======== INFORMATION PROVIDED ========

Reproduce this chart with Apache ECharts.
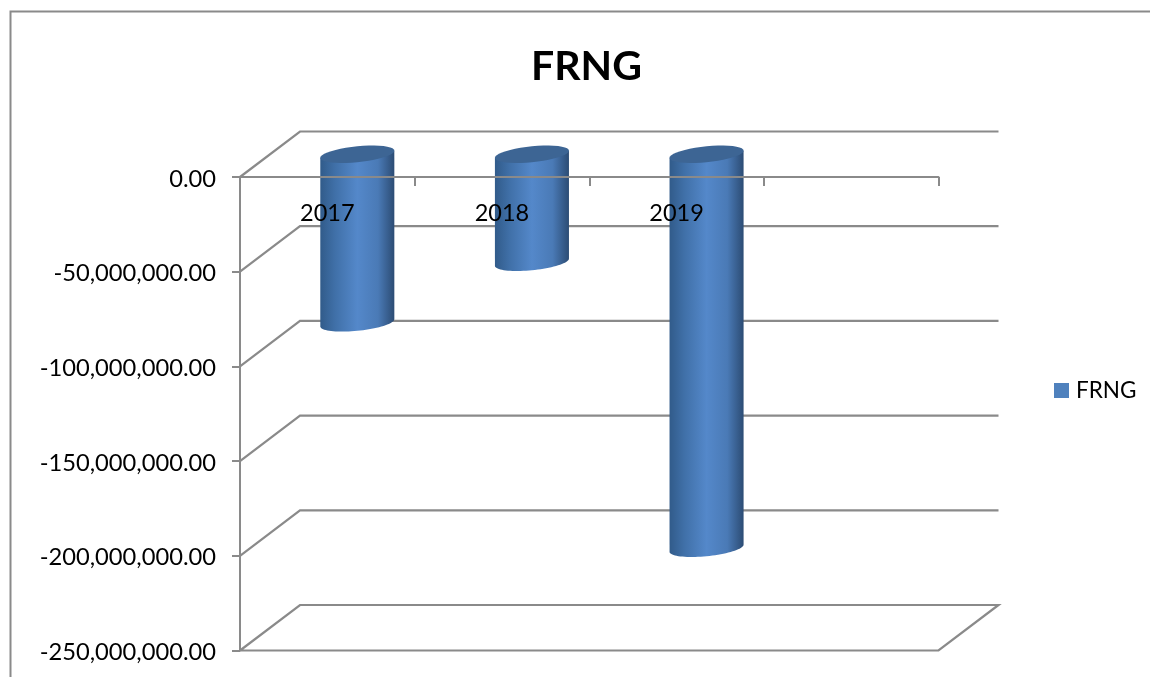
<!DOCTYPE html>
<html>
<head>
<meta charset="utf-8">
<style>html,body{margin:0;padding:0;background:#fff;overflow:hidden}#chart{width:1150px;height:677px}</style>
<script src="https://cdn.jsdelivr.net/npm/echarts@6/dist/echarts.min.js"></script>
</head>
<body>
<div id="chart"></div>
<script>
// FRNG yearly values, with an empty fourth slot on the category axis
const seriesName = 'FRNG';
const categories = ['2017', '2018', '2019', ''];
const frngValues = [-89000000, -57000000, -208000000];
const yTicks = [0, -50000000, -100000000, -150000000, -200000000, -250000000];
const yMin = -250000000;
const yMax = 0;
const yStep = 50000000;

// Oblique projection used for the pseudo-3D floor lines and cylinders
const DEPTH_X = 60;
const DEPTH_Y = -45.5;
const LINE_COLOR = '#8a8a8a';
const FONT = 'Lato, "Open Sans", sans-serif';

// Samples a sheared ellipse between two angles, which gives the tilted cylinder caps
function arcPoints(cx, cy, rx, ry, shear, from, to) {
  const pts = [];
  const steps = 40;
  for (let i = 0; i <= steps; i++) {
    const t = from + (to - from) * i / steps;
    pts.push([cx + rx * Math.cos(t), cy - shear * Math.cos(t) + ry * Math.sin(t)]);
  }
  return pts;
}

function renderCylinder(params, api) {
  const base = api.coord([api.value(0), 0]);
  const end = api.coord([api.value(0), api.value(1)]);
  const band = api.size([1, 0])[0];
  const rx = band * 0.212;
  const ry = 8;
  const shear = 3.6;
  const cx = base[0] + DEPTH_X / 2;
  const topY = base[1] + DEPTH_Y / 2;
  const bottomY = end[1] + DEPTH_Y / 2;
  // Right-to-left along the lower half of the bottom cap, then closed over the top
  const body = [[cx - rx, topY + shear], [cx + rx, topY - shear]]
    .concat(arcPoints(cx, bottomY, rx, ry, shear, 0, Math.PI));
  return {
    type: 'group',
    children: [
      {
        type: 'polygon',
        shape: { points: body },
        style: {
          fill: {
            type: 'linear', x: 0, y: 0, x2: 1, y2: 0,
            colorStops: [
              { offset: 0, color: '#315b8a' },
              { offset: 0.2, color: '#4070a8' },
              { offset: 0.5, color: '#5488ca' },
              { offset: 0.78, color: '#4a7ab6' },
              { offset: 1, color: '#2c4c74' }
            ]
          }
        }
      },
      {
        type: 'polygon',
        shape: { points: arcPoints(cx, topY, rx, ry, shear, 0, Math.PI * 2) },
        style: { fill: '#3d6594' }
      }
    ]
  };
}

// Receding gridlines: diagonal from the front edge to the back wall, then along the wall
function renderDepthLine(params, api) {
  const p = api.coord([0, api.value(1)]);
  const band = api.size([1, 0])[0];
  const left = p[0] - band / 2;
  const width = band * categories.length;
  const isFloor = api.value(1) === yMin;
  const pts = [[left, p[1]], [left + DEPTH_X, p[1] + DEPTH_Y], [left + width + DEPTH_X, p[1] + DEPTH_Y]];
  if (isFloor) {
    pts.push([left + width, p[1]], [left, p[1]]);
  }
  return {
    type: 'polyline',
    shape: { points: pts },
    style: { stroke: LINE_COLOR, lineWidth: 2.2, fill: null }
  };
}

const chart = echarts.init(document.getElementById('chart'));
chart.setOption({
  animation: false,
  backgroundColor: '#ffffff',
  textStyle: { fontFamily: FONT },
  title: {
    text: seriesName,
    left: 581.5,
    top: 41,
    textAlign: 'center',
    textStyle: { fontFamily: FONT, fontSize: 41, fontWeight: 'bold', color: '#000' }
  },
  legend: {
    left: 1049,
    top: 374,
    itemWidth: 15,
    itemHeight: 15,
    itemGap: 8,
    icon: 'rect',
    data: [{ name: seriesName, itemStyle: { color: '#4f81bd' } }],
    textStyle: { fontFamily: FONT, fontSize: 22.5, color: '#000', padding: [0, 0, 0, 2] }
  },
  grid: { left: 240, top: 177, right: 211.5, bottom: 26.5 },
  xAxis: {
    type: 'category',
    position: 'top',
    data: categories,
    z: 10,
    axisLine: { lineStyle: { color: LINE_COLOR, width: 2 } },
    axisTick: { show: true, inside: true, length: 9, lineStyle: { color: LINE_COLOR, width: 2 } },
    axisLabel: { inside: true, margin: 24, fontSize: 23.5, color: '#000', fontFamily: FONT },
    splitLine: { show: false }
  },
  yAxis: {
    type: 'value',
    min: yMin,
    max: yMax,
    interval: yStep,
    axisLine: { show: true, onZero: false, lineStyle: { color: LINE_COLOR, width: 2 } },
    axisTick: { show: true, length: 8, lineStyle: { color: LINE_COLOR, width: 2 } },
    axisLabel: {
      margin: 24,
      color: '#000',
      formatter: function (v) {
        const text = v.toLocaleString('en-US', { minimumFractionDigits: 2, maximumFractionDigits: 2 });
        return '{tick|' + text + '}';
      },
      rich: {
        tick: { fontSize: 23.7, fontFamily: FONT, color: '#000', padding: [4, 0, 0, 0] }
      }
    },
    splitLine: { show: false }
  },
  series: [
    {
      name: 'depthGrid',
      type: 'custom',
      z: 1,
      silent: true,
      renderItem: renderDepthLine,
      encode: { x: 0, y: 1 },
      data: yTicks.map(function (v) { return [0, v]; })
    },
    {
      name: seriesName,
      type: 'custom',
      z: 2,
      renderItem: renderCylinder,
      encode: { x: 0, y: 1 },
      itemStyle: { color: '#4f81bd' },
      data: frngValues.map(function (v, i) { return [i, v]; })
    }
  ],
  graphic: [
    {
      type: 'rect',
      z: -1,
      silent: true,
      shape: { x: 10.5, y: 11.5, width: 1300, height: 800 },
      style: { fill: null, stroke: LINE_COLOR, lineWidth: 2 }
    }
  ]
});
</script>
</body>
</html>
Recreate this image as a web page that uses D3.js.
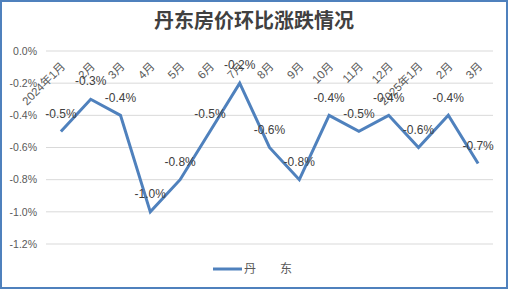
<!DOCTYPE html>
<html>
<head>
<meta charset="utf-8">
<script src="https://cdn.jsdelivr.net/npm/d3@7"></script>
<style>
  body { margin: 0; background: #fff; }
  text { font-family: "Liberation Sans", "Noto Sans CJK SC", sans-serif; }
</style>
</head>
<body>
<div id="chart"></div>
<script>
const months = ['2024年1月', '2月', '3月', '4月', '5月', '6月', '7月', '8月', '9月', '10月', '11月', '12月', '2025年1月', '2月', '3月'];
const values = [-0.5, -0.3, -0.4, -1.0, -0.8, -0.5, -0.2, -0.6, -0.8, -0.4, -0.5, -0.4, -0.6, -0.4, -0.7];
const yTicks = [0, -0.2, -0.4, -0.6, -0.8, -1.0, -1.2];
const title = '丹东房价环比涨跌情况';
const seriesName = '丹　　东';

const width = 508, height = 289;
const margin = { top: 51, right: 15, bottom: 45, left: 46 };

// plain hyphen, like the original, not d3's unicode minus
const pct = d => d.toFixed(1) + '%';

const svg = d3.select('#chart').append('svg')
    .attr('width', width)
    .attr('height', height);

// outer border
svg.append('rect')
    .attr('x', 1).attr('y', 1)
    .attr('width', width - 2).attr('height', height - 2)
    .attr('fill', '#fff')
    .attr('stroke', '#4f81bd')
    .attr('stroke-width', 2);

svg.append('text')
    .attr('x', width / 2)
    .attr('y', 28)
    .attr('text-anchor', 'middle')
    .attr('font-family', '"Noto Sans CJK SC", sans-serif')
    .attr('font-weight', 'bold')
    .attr('font-size', 20)
    .attr('fill', '#404040')
    .text(title);

const x = d3.scaleBand()
    .domain(d3.range(months.length))
    .range([margin.left, width - margin.right]);

const y = d3.scaleLinear()
    .domain([-1.2, 0])
    .range([height - margin.bottom, margin.top]);

// gridlines
svg.append('g')
    .selectAll('line')
    .data(yTicks)
    .enter()
    .append('line')
    .attr('x1', margin.left)
    .attr('x2', width - margin.right)
    .attr('y1', d => y(d))
    .attr('y2', d => y(d))
    .attr('stroke', '#d9d9d9')
    .attr('stroke-width', 1);

// y axis labels
svg.append('g')
    .selectAll('text')
    .data(yTicks)
    .enter()
    .append('text')
    .attr('x', 37)
    .attr('y', d => y(d))
    .attr('dy', '0.35em')
    .attr('text-anchor', 'end')
    .attr('font-size', 10.5)
    .attr('fill', '#595959')
    .text(pct);

// category labels, rotated, hanging from the zero line
svg.append('g')
    .selectAll('text')
    .data(months)
    .enter()
    .append('text')
    .attr('transform', (d, i) => 'translate(' + (x(i) + x.bandwidth() / 2 + 5) + ',' + (y(0) + 16) + ') rotate(-45)')
    .attr('text-anchor', 'end')
    .attr('font-size', 11.5)
    .attr('fill', '#595959')
    .text(d => d);

const line = d3.line()
    .x((d, i) => x(i) + x.bandwidth() / 2)
    .y(d => y(d));

svg.append('path')
    .datum(values)
    .attr('d', line)
    .attr('fill', 'none')
    .attr('stroke', '#4f81bd')
    .attr('stroke-width', 3)
    .attr('stroke-linejoin', 'miter');

// data labels
svg.append('g')
    .selectAll('text')
    .data(values)
    .enter()
    .append('text')
    .attr('x', (d, i) => x(i) + x.bandwidth() / 2)
    .attr('y', d => y(d) - 18)
    .attr('dy', '0.35em')
    .attr('text-anchor', 'middle')
    .attr('font-size', 12)
    .attr('fill', '#404040')
    .text(pct);

// legend
const legend = svg.append('g');
legend.append('line')
    .attr('x1', 213).attr('x2', 242)
    .attr('y1', 269).attr('y2', 269)
    .attr('stroke', '#4f81bd')
    .attr('stroke-width', 3);
legend.append('text')
    .attr('x', 244)
    .attr('y', 269)
    .attr('dy', '0.35em')
    .attr('font-size', 12)
    .attr('fill', '#595959')
    .text(seriesName);
</script>
</body>
</html>
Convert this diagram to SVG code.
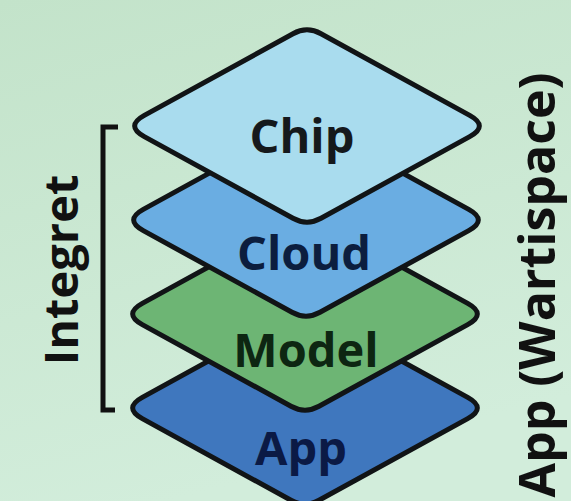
<svg xmlns="http://www.w3.org/2000/svg" xmlns:xlink="http://www.w3.org/1999/xlink" width="571" height="501" viewBox="0 0 571 501">
<defs>
<linearGradient id="bg" x1="0" y1="0" x2="0.3" y2="1">
<stop offset="0" stop-color="#c3e3ca"/>
<stop offset="1" stop-color="#d2eddb"/>
</linearGradient>
<path id="layer" d="M -162.7,-10.6 L -14,-92.3 Q 0,-100 14,-92.3 L 162.7,-10.6 Q 182,0 162.7,10.6 L 14,92.3 Q 0,100 -14,92.3 L -162.7,10.6 Q -182,0 -162.7,-10.6 Z"/>
</defs>
<style>
.lay{stroke:#111416;stroke-width:5;stroke-linejoin:round}
.lbl{font-family:"Open Sans","Noto Sans","DejaVu Sans",sans-serif;font-weight:700;font-size:47px;text-anchor:middle}
.side{font-family:"Open Sans","Noto Sans","DejaVu Sans",sans-serif;font-weight:700;text-anchor:middle;fill:#111}
</style>
<rect width="571" height="501" fill="url(#bg)"/>
<g id="node-app">
<use xlink:href="#layer" href="#layer" class="lay" transform="translate(305,408)" fill="#3f77be"/>
<text class="lbl" x="301" y="465" fill="#0b1a45">App</text>
</g>
<g id="node-model">
<use xlink:href="#layer" href="#layer" class="lay" transform="translate(305,314)" fill="#6db574"/>
<text class="lbl" x="306" y="367" fill="#0d2612">Model</text>
</g>
<g id="node-cloud">
<use xlink:href="#layer" href="#layer" class="lay" transform="translate(306,220)" fill="#6aade2"/>
<text class="lbl" x="304" y="270" fill="#0c1e3e">Cloud</text>
</g>
<g id="node-chip">
<use xlink:href="#layer" href="#layer" class="lay" transform="translate(307,126)" fill="#a9dcee"/>
<text class="lbl" x="302" y="153" fill="#15191c">Chip</text>
</g>
<g id="bracket">
<path d="M118,127 H103 V410 H115" fill="none" stroke="#111" stroke-width="5" stroke-linejoin="miter"/>
</g>
<g id="label-integret">
<text class="side" font-size="47" transform="translate(78,270) rotate(-90)">Integret</text>
</g>
<g id="label-app-wartispace">
<text class="side" font-size="50" transform="translate(555,285) rotate(-90)">App (Wartispace)</text>
</g>
<g id="connectors"/>
</svg>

========

> **SHORT TASK**: Find and copy every line in the entries above where the string "with" occurs.

> **FINAL RESULT**:
Reproduce this chart with Apache ECharts.
// FRNG yearly values, with an empty fourth slot on the category axis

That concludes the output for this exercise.